Posted October. 10, 2002 22:49,   


Traveling across Europe is not as fun as it used to be, mostly because we don’t need to change currencies of many European countries any more. Indeed, it was fun to get all those foreign currencies traveling around Europe – French franc, German marc, Italian lira and so on. Instead of all those bills and coins, however, all we have now in our hands is euro, a common currency of the European Union. Before the euro, we could earn knowledge about European countries looking at historic figures painted on the bills and learn to crunch numbers trying to save as much money as possible. Now that 12 of the 15 EU member states circulate euro, we have lost the fun of exchanging currencies, albeit enhanced convenience.

▷French government officials, college professors and economic experts I met in Paris last week said that the adoption of the common currency was a success. They pointed to that European countries need no more to push for currency depreciation to enhance competitiveness, which works to stabilize the region’s economy. On the political side, Europeans have begun to seek common peace as they share the currency. This may explain why Europeans, who has a history filled with bloodshed wars, are so against the Bush administration’s war plan. French Foreign Minister even went to say, “In the past, Europeans followed the U.S. lead, but it’s all different now.”

▷EU will further grow into an organization with 25 member states in about a year. The

European Commission said on Wednesday that 10 countries would wrap up accession talks in December and join the EU in January 2004. Then the union will emerge as the world’s largest political and economic block sprawling throughout the European Continent. The euro zone is also expected to expand its reach although three member states including England still stick to their own currencies.

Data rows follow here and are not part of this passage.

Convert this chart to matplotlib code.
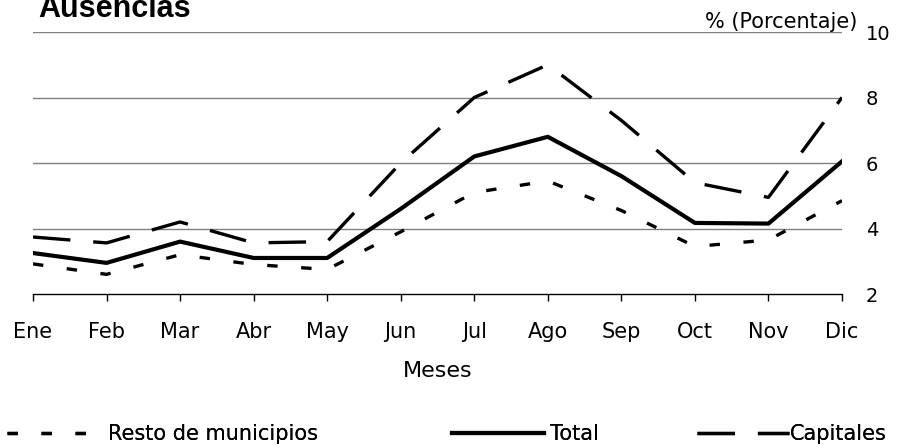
import matplotlib.pyplot as plt

plt.rcParams['font.family'] = ['DejaVu Sans']
plt.rcParams['lines.scale_dashes'] = False

# Data
meses = ['Ene', 'Feb', 'Mar', 'Abr', 'May', 'Jun', 'Jul', 'Ago', 'Sep', 'Oct', 'Nov', 'Dic']
resto = [2.92, 2.6, 3.2, 2.9, 2.75, 3.9, 5.1, 5.45, 4.55, 3.45, 3.65, 4.85]
total = [3.25, 2.95, 3.6, 3.1, 3.1, 4.6, 6.2, 6.8, 5.6, 4.17, 4.15, 6.05]
capitales = [3.74, 3.56, 4.2, 3.56, 3.6, 6.0, 8.0, 9.0, 7.3, 5.4, 4.95, 8.0]
yticks = [2, 4, 6, 8, 10]

W, H = 908, 448
fig = plt.figure(figsize=(W / 100, H / 100), dpi=100)
ax = fig.add_axes([33 / W, 1 - 294 / H, (842 - 33) / W, (294 - 32) / H])

x = range(len(meses))
l1, = ax.plot(x, resto, color='black', lw=2.4, dashes=(7.5, 17), label='Resto de municipios')
l2, = ax.plot(x, total, color='black', lw=3.0, label='Total')
l3, = ax.plot(x, capitales, color='black', lw=2.4, dashes=(27, 16.5), label='Capitales')

ax.set_xlim(0, 11)
ax.set_ylim(2, 10)
for yv in yticks[1:]:
    ax.axhline(yv, color='#808080', lw=1, zorder=0)

# Axes styling
for s in ['top', 'left', 'right']:
    ax.spines[s].set_visible(False)
ax.spines['bottom'].set_linewidth(1)
ax.set_xticks(list(x))
ax.set_xticklabels(meses, fontsize=15)
ax.tick_params(axis='x', direction='out', length=5, width=1, pad=15)
ax.yaxis.tick_right()
ax.set_yticks(yticks)
ax.set_yticklabels([str(v) for v in yticks], fontsize=14)
ax.tick_params(axis='y', length=0, pad=17)
ax.set_xlabel('Meses', fontsize=16, labelpad=14)

fig.text(38 / W, 1 - 17 / H, 'Ausencias', fontsize=22, fontweight='bold',
         family='Liberation Sans', va='baseline', ha='left')
fig.text(857 / W, 1 - 22 / H, '% (Porcentaje)', fontsize=15, va='center', ha='right')

# Legend: three entries placed across the bottom
for handle, x0, pad in [(l1, 7, 0.45), (l2, 452, 0.3), (l3, 697, 0.05)]:
    leg = fig.legend(handles=[handle], loc='center left', bbox_to_anchor=(x0 / W, 1 - 434 / H),
                     frameon=False, fontsize=15, handlelength=4.4, handletextpad=pad,
                     borderpad=0, borderaxespad=0)
    fig.add_artist(leg)

fig.savefig('out.png', dpi=100)
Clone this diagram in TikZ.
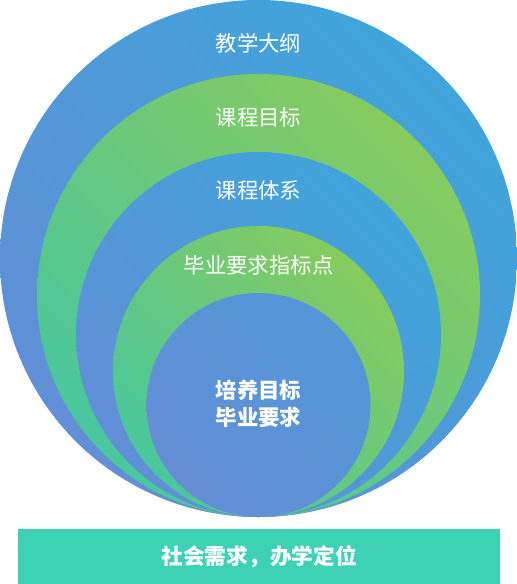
\documentclass[tikz,border=0pt]{standalone}
\usepackage{fontspec}
\usetikzlibrary{shadings}
\newfontfamily\cjk{Noto Sans CJK SC}
\definecolor{bluell}{HTML}{6A8BD6}
\definecolor{blueur}{HTML}{38AADB}
\definecolor{bluemid}{HTML}{5099D8}
\definecolor{greenll}{HTML}{3CC6AA}
\definecolor{greenur}{HTML}{94CC50}
\definecolor{greenmid}{HTML}{68C97E}
\definecolor{barcol}{HTML}{3DD2B6}
\tikzset{
  bluedisc/.style={lower left=bluell, upper right=blueur, upper left=bluemid, lower right=bluemid},
  greendisc/.style={lower left=greenll, upper right=greenur, upper left=greenmid, lower right=greenmid},
  lbl/.style={text=white, font=\cjk\fontsize{21.4}{25}\selectfont, inner sep=0pt},
  blbl/.style={text=white, font=\cjk\bfseries\fontsize{21.4}{27}\selectfont, inner sep=0pt, align=center},
}
\begin{document}
\begin{tikzpicture}[x=1pt,y=-1pt]
\useasboundingbox (0,0) rectangle (517,584);
\shade[bluedisc] (258.5,258.5) circle (258.5);
\shade[greendisc] (258.5,295.5) circle (221.5);
\shade[bluedisc] (258.5,334.5) circle (182.5);
\shade[greendisc] (258.5,371.5) circle (145.5);
\shade[lower left=bluell, upper right=bluemid, upper left=bluemid!60!bluell, lower right=bluemid!60!bluell] (258.5,405) circle (112);
\node[lbl] (t1) at (258.5,43) {教学大纲};
\node[lbl] (t2) at (258.5,117) {课程目标};
\node[lbl] (t3) at (258.5,190) {课程体系};
\node[lbl] (t4) at (258.5,265) {毕业要求指标点};
\node[blbl] (t5) at (258.5,404) {培养目标\\毕业要求};
\node[fill=barcol, minimum width=482pt, minimum height=55pt, inner sep=0pt, anchor=north west] (bar) at (18,529) {};
\node[blbl, font=\cjk\bfseries\fontsize{21.7}{27}\selectfont] (t6) at (bar.center) {社会需求，办学定位};
\end{tikzpicture}
\end{document}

▷Europeans, however, remain skeptical about political integration. “We are facing a dilemma over any further integration,” noted French leaders. Many wonder whether the political integration across Europe would ever be necessary, with people turning their backs against politics on the domestic level. Although the birth of “the United States of Europe” seems far away in terms of foreign affairs and military, the resurrection of the Roman Empire looms large when it comes to economy. And we must move fast to cope with the emergence of the mega-scale entity.